TASK DIRECTIONS:
Reproduce, character for character, the lines below from the first through the one with "(nb2) at (173,-270)". Leave pictures out.

= = =

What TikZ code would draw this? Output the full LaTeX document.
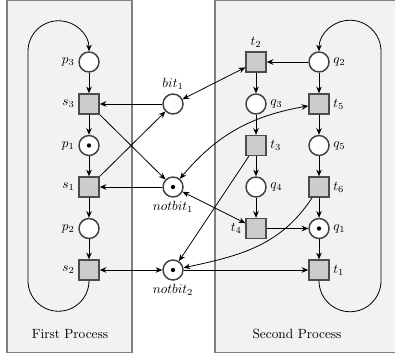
\documentclass[tikz,border=0pt]{standalone}
\usetikzlibrary{arrows.meta}
\begin{document}
\begin{tikzpicture}[x=0.75pt,y=0.75pt,
  place/.style={circle,draw=black!75,fill=white,line width=1.1pt,minimum size=15pt,inner sep=0pt},
  trans/.style={rectangle,draw=black!70,fill=black!20,line width=1.1pt,minimum size=15pt,inner sep=0pt},
  token/.style={path picture={\fill[black] (path picture bounding box.center) circle (1.6pt);}},
  procbox/.style={draw=black!50,fill=black!5,line width=0.8pt},
  arc/.style={draw=black,line width=0.6pt,-{Stealth[length=5pt,width=4.2pt]}},
  biarc/.style={draw=black,line width=0.6pt,{Stealth[length=5pt,width=4.2pt]}-{Stealth[length=5pt,width=4.2pt]}},
  lab/.style={inner sep=2.5pt}]
\useasboundingbox (0,0) rectangle (395,-356);
\clip (0,0) rectangle (395,-356);

% process regions
\draw[procbox] (7,-0.5) rectangle (132,-352.5);
\draw[procbox] (215,-0.5) rectangle (400,-352.5);
\node (fp) at (70,-334) {First Process};
\node (sp) at (297,-334) {Second Process};

% first process
\node[place,label={[lab]left:$p_3$}] (p3) at (89,-62) {};
\node[trans,label={[lab]left:$s_3$}] (s3) at (89,-104) {};
\node[place,token,label={[lab]left:$p_1$}] (p1) at (89,-145.5) {};
\node[trans,label={[lab]left:$s_1$}] (s1) at (89,-187) {};
\node[place,label={[lab]left:$p_2$}] (p2) at (89,-228.5) {};
\node[trans,label={[lab]left:$s_2$}] (s2) at (89,-270) {};

% shared variables
\node[place,label={[lab]above:$bit_1$}] (bit1) at (173,-104) {};
\node[place,token,label={[lab]below:$notbit_1$}] (nb1) at (173,-187) {};
\node[place,token,label={[lab]below:$notbit_2$}] (nb2) at (173,-270) {};

% second process
\node[trans,label={[lab]above:$t_2$}] (t2) at (256,-62) {};
\node[place,label={[lab]right:$q_2$}] (q2) at (319,-62) {};
\node[place,label={[lab]right:$q_3$}] (q3) at (256,-104) {};
\node[trans,label={[lab]right:$t_5$}] (t5) at (319,-104) {};
\node[trans,label={[lab]right:$t_3$}] (t3) at (256,-145.5) {};
\node[place,label={[lab]right:$q_5$}] (q5) at (319,-145.5) {};
\node[place,label={[lab]right:$q_4$}] (q4) at (256,-187) {};
\node[trans,label={[lab]right:$t_6$}] (t6) at (319,-187) {};
\node[trans,label={[lab]left:$t_4$}] (t4) at (256,-228.5) {};
\node[place,token,label={[lab]right:$q_1$}] (q1) at (319,-228.5) {};
\node[trans,label={[lab]right:$t_1$}] (t1) at (319,-270) {};

% flow of the first process
\draw[arc] (p3) -- (s3);
\draw[arc] (s3) -- (p1);
\draw[arc] (p1) -- (s1);
\draw[arc] (s1) -- (p2);
\draw[arc] (p2) -- (s2);
\draw[arc] (s2.south) arc[start angle=0,end angle=-180,radius=30.5]
  -- ([xshift=-61pt*0.75]p3.north) arc[start angle=180,end angle=0,radius=30.5];

% flow of the second process
\draw[arc] (q2) -- (t2);
\draw[arc] (q2) -- (t5);
\draw[arc] (t2) -- (q3);
\draw[arc] (q3) -- (t3);
\draw[arc] (t3) -- (q4);
\draw[arc] (q4) -- (t4);
\draw[arc] (t5) -- (q5);
\draw[arc] (q5) -- (t6);
\draw[arc] (t6) -- (q1);
\draw[arc] (t4) -- (q1);
\draw[arc] (q1) -- (t1);
\draw[arc] (t1.south) arc[start angle=180,end angle=360,radius=31]
  -- ([xshift=62pt*0.75]q2.north) arc[start angle=0,end angle=180,radius=31];

% arcs to and from the shared variables
\draw[arc] (bit1) -- (s3);
\draw[arc] (s3) -- (nb1);
\draw[arc] (s1) -- (bit1);
\draw[arc] (nb1) -- (s1);
\draw[biarc] (s2) -- (nb2);
\draw[biarc] (bit1) -- (t2);
\draw[biarc] (nb1) to[out=50,in=190] (t5);
\draw[biarc] (nb1) -- (t4);
\draw[arc] (t3) -- (nb2);
\draw[arc] (t6) to[out=237,in=12] (nb2);
\draw[arc] (nb2) -- (t1);
\end{tikzpicture}
\end{document}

= = =

CORRECT RESPONSE:
What TikZ code would draw this? Output the full LaTeX document.
\documentclass[tikz,border=0pt]{standalone}
\usetikzlibrary{arrows.meta}
\begin{document}
\begin{tikzpicture}[x=0.75pt,y=0.75pt,
  place/.style={circle,draw=black!75,fill=white,line width=1.1pt,minimum size=15pt,inner sep=0pt},
  trans/.style={rectangle,draw=black!70,fill=black!20,line width=1.1pt,minimum size=15pt,inner sep=0pt},
  token/.style={path picture={\fill[black] (path picture bounding box.center) circle (1.6pt);}},
  procbox/.style={draw=black!50,fill=black!5,line width=0.8pt},
  arc/.style={draw=black,line width=0.6pt,-{Stealth[length=5pt,width=4.2pt]}},
  biarc/.style={draw=black,line width=0.6pt,{Stealth[length=5pt,width=4.2pt]}-{Stealth[length=5pt,width=4.2pt]}},
  lab/.style={inner sep=2.5pt}]
\useasboundingbox (0,0) rectangle (395,-356);
\clip (0,0) rectangle (395,-356);

% process regions
\draw[procbox] (7,-0.5) rectangle (132,-352.5);
\draw[procbox] (215,-0.5) rectangle (400,-352.5);
\node (fp) at (70,-334) {First Process};
\node (sp) at (297,-334) {Second Process};

% first process
\node[place,label={[lab]left:$p_3$}] (p3) at (89,-62) {};
\node[trans,label={[lab]left:$s_3$}] (s3) at (89,-104) {};
\node[place,token,label={[lab]left:$p_1$}] (p1) at (89,-145.5) {};
\node[trans,label={[lab]left:$s_1$}] (s1) at (89,-187) {};
\node[place,label={[lab]left:$p_2$}] (p2) at (89,-228.5) {};
\node[trans,label={[lab]left:$s_2$}] (s2) at (89,-270) {};

% shared variables
\node[place,label={[lab]above:$bit_1$}] (bit1) at (173,-104) {};
\node[place,token,label={[lab]below:$notbit_1$}] (nb1) at (173,-187) {};
\node[place,token,label={[lab]below:$notbit_2$}] (nb2) at (173,-270) {};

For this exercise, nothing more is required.